*Task to carry out*
Reproduce, character for character, the lines below from the first through the one with "import * as d3 from 'd3'". Leave pictures out.

*Provided data*
══════
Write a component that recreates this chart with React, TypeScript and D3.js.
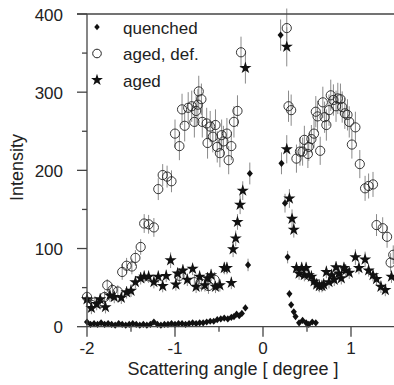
import React, { useEffect, useRef } from 'react'
import * as d3 from 'd3'

// [angle, intensity, error]
const quenched: [number, number, number][] = [
  [-2.0, 6, 2], [-1.96, 3, 2], [-1.92, 4, 2], [-1.88, 3, 2], [-1.84, 5, 2], [-1.8, 3, 2],
  [-1.76, 4, 2], [-1.72, 3, 2], [-1.68, 2, 2], [-1.64, 4, 2], [-1.6, 3, 2], [-1.56, 2, 2],
  [-1.52, 3, 2], [-1.48, 4, 2], [-1.44, 3, 2], [-1.4, 2, 2], [-1.36, 3, 2], [-1.32, 2, 2],
  [-1.28, 3, 2], [-1.24, 6, 2], [-1.2, 3, 2], [-1.16, 2, 2], [-1.12, 3, 2], [-1.08, 3, 2],
  [-1.04, 4, 2], [-1.0, 3, 2], [-0.96, 4, 2], [-0.92, 4, 2], [-0.88, 3, 2], [-0.84, 4, 2],
  [-0.8, 5, 2], [-0.76, 4, 2], [-0.72, 5, 2], [-0.68, 5, 2], [-0.64, 6, 2], [-0.6, 7, 2],
  [-0.56, 7, 2], [-0.52, 9, 2], [-0.48, 10, 2], [-0.44, 11, 2], [-0.4, 10, 2], [-0.36, 12, 2],
  [-0.33, 13, 3], [-0.3, 16, 3], [-0.27, 14, 3], [-0.24, 17, 3], [-0.2, 24, 4], [-0.17, 79, 8],
  [-0.15, 196, 14], [0.2, 373, 20], [0.21, 209, 14], [0.25, 158, 12], [0.28, 89, 8], [0.3, 42, 5],
  [0.32, 28, 4], [0.35, 19, 3], [0.37, 13, 3], [0.41, 5, 2], [0.45, 8, 2], [0.49, 5, 2],
  [0.52, 3, 2], [0.56, 6, 2], [0.6, 5, 2],
]

const agedDef: [number, number, number][] = [
  [-2.0, 38, 8], [-1.95, 28, 8], [-1.91, 31, 8], [-1.85, 30, 8], [-1.8, 38, 8], [-1.77, 53, 8],
  [-1.71, 47, 8], [-1.65, 45, 8], [-1.6, 70, 10], [-1.55, 78, 10], [-1.49, 77, 10], [-1.45, 88, 10],
  [-1.39, 102, 10], [-1.35, 132, 12], [-1.3, 131, 12], [-1.24, 127, 12], [-1.19, 176, 14],
  [-1.14, 194, 14], [-1.09, 192, 14], [-1.04, 186, 14], [-1.0, 247, 18], [-0.95, 231, 18],
  [-0.92, 278, 20], [-0.89, 257, 20], [-0.85, 280, 20], [-0.81, 282, 20], [-0.78, 262, 20],
  [-0.76, 276, 20], [-0.74, 284, 20], [-0.73, 301, 20], [-0.7, 291, 20], [-0.69, 262, 20],
  [-0.64, 260, 20], [-0.63, 235, 20], [-0.6, 256, 20], [-0.57, 243, 20], [-0.54, 258, 20],
  [-0.52, 230, 20], [-0.49, 222, 18], [-0.47, 245, 20], [-0.45, 237, 20], [-0.41, 247, 20],
  [-0.39, 213, 18], [-0.36, 231, 18], [-0.33, 262, 20], [-0.29, 276, 20], [-0.25, 351, 20],
  [-0.95, 65, 10], [-0.78, 57, 10], [-0.7, 55, 10], [-0.62, 52, 10], [-0.55, 60, 10],
  [0.27, 382, 25], [0.29, 282, 20], [0.32, 277, 20], [0.38, 215, 18], [0.42, 224, 18],
  [0.45, 224, 18], [0.47, 239, 18], [0.51, 221, 18], [0.52, 230, 18], [0.55, 240, 18],
  [0.58, 247, 18], [0.6, 275, 20], [0.62, 269, 20], [0.65, 225, 18], [0.68, 287, 20],
  [0.7, 268, 20], [0.72, 258, 20], [0.75, 277, 20], [0.77, 296, 20], [0.8, 290, 20],
  [0.83, 282, 20], [0.85, 292, 20], [0.88, 291, 20], [0.9, 281, 20], [0.93, 273, 20],
  [0.96, 271, 20], [0.98, 262, 20], [1.01, 233, 18], [1.05, 255, 20], [1.1, 208, 18],
  [1.16, 177, 16], [1.2, 180, 16], [1.25, 182, 16], [1.29, 130, 14], [1.36, 126, 14],
  [1.41, 115, 14], [1.45, 82, 12], [1.48, 92, 12],
]

const aged: [number, number, number][] = [
  [-2.0, 35, 8], [-1.95, 24, 8], [-1.89, 29, 8], [-1.85, 35, 8], [-1.79, 25, 8], [-1.74, 40, 8],
  [-1.69, 38, 8], [-1.61, 37, 8], [-1.55, 44, 8], [-1.5, 46, 8], [-1.45, 57, 8], [-1.39, 62, 8],
  [-1.35, 64, 8], [-1.3, 64, 8], [-1.24, 57, 8], [-1.19, 64, 8], [-1.14, 52, 8], [-1.1, 65, 8],
  [-1.05, 85, 10], [-0.99, 54, 8], [-0.97, 68, 8], [-0.91, 72, 8], [-0.86, 60, 8], [-0.8, 74, 8],
  [-0.76, 51, 8], [-0.72, 64, 8], [-0.66, 53, 8], [-0.63, 62, 8], [-0.59, 66, 8], [-0.54, 51, 8],
  [-0.49, 53, 8], [-0.44, 75, 8], [-0.41, 75, 8], [-0.36, 56, 8], [-0.34, 99, 10], [-0.31, 113, 10],
  [-0.29, 134, 10], [-0.26, 156, 12], [-0.23, 174, 12], [-0.2, 331, 20],
  [0.27, 358, 25], [0.27, 227, 18], [0.3, 164, 12], [0.33, 138, 12], [0.35, 124, 10],
  [0.38, 75, 8], [0.41, 68, 8], [0.44, 75, 8], [0.47, 66, 8], [0.49, 75, 8], [0.52, 66, 8],
  [0.55, 64, 8], [0.58, 58, 8], [0.61, 54, 8], [0.64, 52, 8], [0.67, 52, 8], [0.69, 54, 8],
  [0.72, 70, 8], [0.75, 57, 8], [0.78, 66, 8], [0.81, 60, 8], [0.83, 76, 8], [0.86, 68, 8],
  [0.89, 62, 8], [0.92, 75, 8], [0.94, 72, 8], [0.98, 69, 8], [1.05, 89, 10], [1.09, 75, 8],
  [1.16, 86, 10], [1.2, 72, 8], [1.25, 66, 8], [1.29, 61, 8], [1.34, 51, 8], [1.39, 47, 8],
  [1.46, 64, 8],
]

const xTicks = [-2, -1, 0, 1]
const xMinor = [-1.5, -0.5, 0.5]
const yTicks = [0, 100, 200, 300, 400]
const yMinor = [50, 150, 250, 350]
const legendLabels = ['quenched', 'aged, def.', 'aged']

const W = 394
const H = 385
const FONT = 'Liberation Sans, Arial, sans-serif'
const AXIS = '#444'

const diamondPath = (r: number) => `M0,${-r}L${r * 0.85},0L0,${r}L${-r * 0.85},0Z`

export default function App() {
  const svgRef = useRef<SVGSVGElement>(null)

  useEffect(() => {
    const svg = d3.select(svgRef.current)
    svg.selectAll('*').remove()

    const margin = { top: 14, right: 0, bottom: 58, left: 87 }
    const x = d3.scaleLinear().domain([-2, 1.5]).range([margin.left, 395])
    const y = d3.scaleLinear().domain([0, 400]).range([H - margin.bottom - 0.3, margin.top])

    const g = svg.append('g')

    // error bars
    const allSeries = [quenched, agedDef, aged]
    allSeries.forEach(series => {
      g.append('g').selectAll('line')
        .data(series)
        .enter()
        .append('line')
        .attr('x1', d => x(d[0]))
        .attr('x2', d => x(d[0]))
        .attr('y1', d => y(d[1] - d[2]))
        .attr('y2', d => y(d[1] + d[2]))
        .attr('stroke', '#8a8a8a')
        .attr('stroke-width', 1)
    })

    // aged, def. circles
    g.append('g').selectAll('circle')
      .data(agedDef)
      .enter()
      .append('circle')
      .attr('cx', d => x(d[0]))
      .attr('cy', d => y(d[1]))
      .attr('r', 4.6)
      .attr('fill', 'none')
      .attr('stroke', '#222')
      .attr('stroke-width', 0.9)

    // aged stars
    const star = d3.symbol().type(d3.symbolStar).size(46)
    g.append('g').selectAll('path')
      .data(aged)
      .enter()
      .append('path')
      .attr('d', star()!)
      .attr('transform', d => `translate(${x(d[0])},${y(d[1])})`)
      .attr('fill', '#111')

    // quenched diamonds
    g.append('g').selectAll('path')
      .data(quenched)
      .enter()
      .append('path')
      .attr('d', diamondPath(3.6))
      .attr('transform', d => `translate(${x(d[0])},${y(d[1])})`)
      .attr('fill', '#111')

    // axes
    const ax = svg.append('g')
    const y0 = y(0)
    ax.append('line').attr('x1', x(-2)).attr('x2', W).attr('y1', y0).attr('y2', y0)
      .attr('stroke', AXIS).attr('stroke-width', 1.3)
    ax.append('line').attr('x1', x(-2)).attr('x2', x(-2)).attr('y1', y0).attr('y2', y(400))
      .attr('stroke', AXIS).attr('stroke-width', 1.3)
    ax.append('line').attr('x1', x(-2) - 10).attr('x2', W).attr('y1', y(400)).attr('y2', y(400))
      .attr('stroke', AXIS).attr('stroke-width', 1.3)

    ax.selectAll('.xt').data(xTicks).enter().append('line')
      .attr('x1', d => x(d)).attr('x2', d => x(d)).attr('y1', y0).attr('y2', y0 + 10)
      .attr('stroke', AXIS).attr('stroke-width', 1.3)
    ax.selectAll('.xm').data(xMinor).enter().append('line')
      .attr('x1', d => x(d)).attr('x2', d => x(d)).attr('y1', y0).attr('y2', y0 + 5)
      .attr('stroke', AXIS).attr('stroke-width', 1.3)
    ax.selectAll('.yt').data(yTicks).enter().append('line')
      .attr('x1', x(-2) - 10).attr('x2', x(-2)).attr('y1', d => y(d)).attr('y2', d => y(d))
      .attr('stroke', AXIS).attr('stroke-width', 1.3)
    ax.selectAll('.ym').data(yMinor).enter().append('line')
      .attr('x1', x(-2) - 5).attr('x2', x(-2)).attr('y1', d => y(d)).attr('y2', d => y(d))
      .attr('stroke', AXIS).attr('stroke-width', 1.3)

    ax.selectAll('.xl').data(xTicks).enter().append('text')
      .attr('x', d => x(d)).attr('y', y0 + 27)
      .attr('text-anchor', 'middle')
      .attr('font-family', FONT).attr('font-size', 17).attr('fill', '#222')
      .text(d => (d < 0 ? '-' + Math.abs(d) : String(d)))
    ax.selectAll('.yl').data(yTicks).enter().append('text')
      .attr('x', x(-2) - 24).attr('y', d => y(d) + 6.5)
      .attr('text-anchor', 'end')
      .attr('font-family', FONT).attr('font-size', 17).attr('fill', '#222')
      .text(d => String(d))

    svg.append('text')
      .attr('x', 233).attr('y', 375)
      .attr('text-anchor', 'middle')
      .attr('font-family', FONT).attr('font-size', 18).attr('fill', '#222')
      .text('Scattering angle [ degree ]')
    svg.append('text')
      .attr('transform', 'translate(23,167.5) rotate(-90)')
      .attr('text-anchor', 'middle')
      .attr('font-family', FONT).attr('font-size', 18).attr('fill', '#222')
      .text('Intensity')

    // legend
    const lg = svg.append('g').attr('transform', 'translate(97,27)')
    legendLabels.forEach((label, i) => {
      const row = lg.append('g').attr('transform', `translate(0,${i * 26.5})`)
      if (i === 0) row.append('path').attr('d', diamondPath(3.2)).attr('fill', '#111')
      if (i === 1) row.append('circle').attr('r', 4.3).attr('fill', 'none').attr('stroke', '#222')
      if (i === 2) row.append('path').attr('d', d3.symbol().type(d3.symbolStar).size(44)()!).attr('fill', '#111')
      row.append('text')
        .attr('x', 26).attr('y', 6.5)
        .attr('font-family', FONT).attr('font-size', 17).attr('fill', '#222')
        .text(label)
    })
  }, [])

  return (
    <div style={{ position: 'absolute', left: 0, top: 0 }}>
      <svg ref={svgRef} width={W} height={H} style={{ display: 'block', background: '#fff' }} />
    </div>
  )
}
══════
*Solution*
Write a component that recreates this chart with React, TypeScript and D3.js.
import React, { useEffect, useRef } from 'react'
import * as d3 from 'd3'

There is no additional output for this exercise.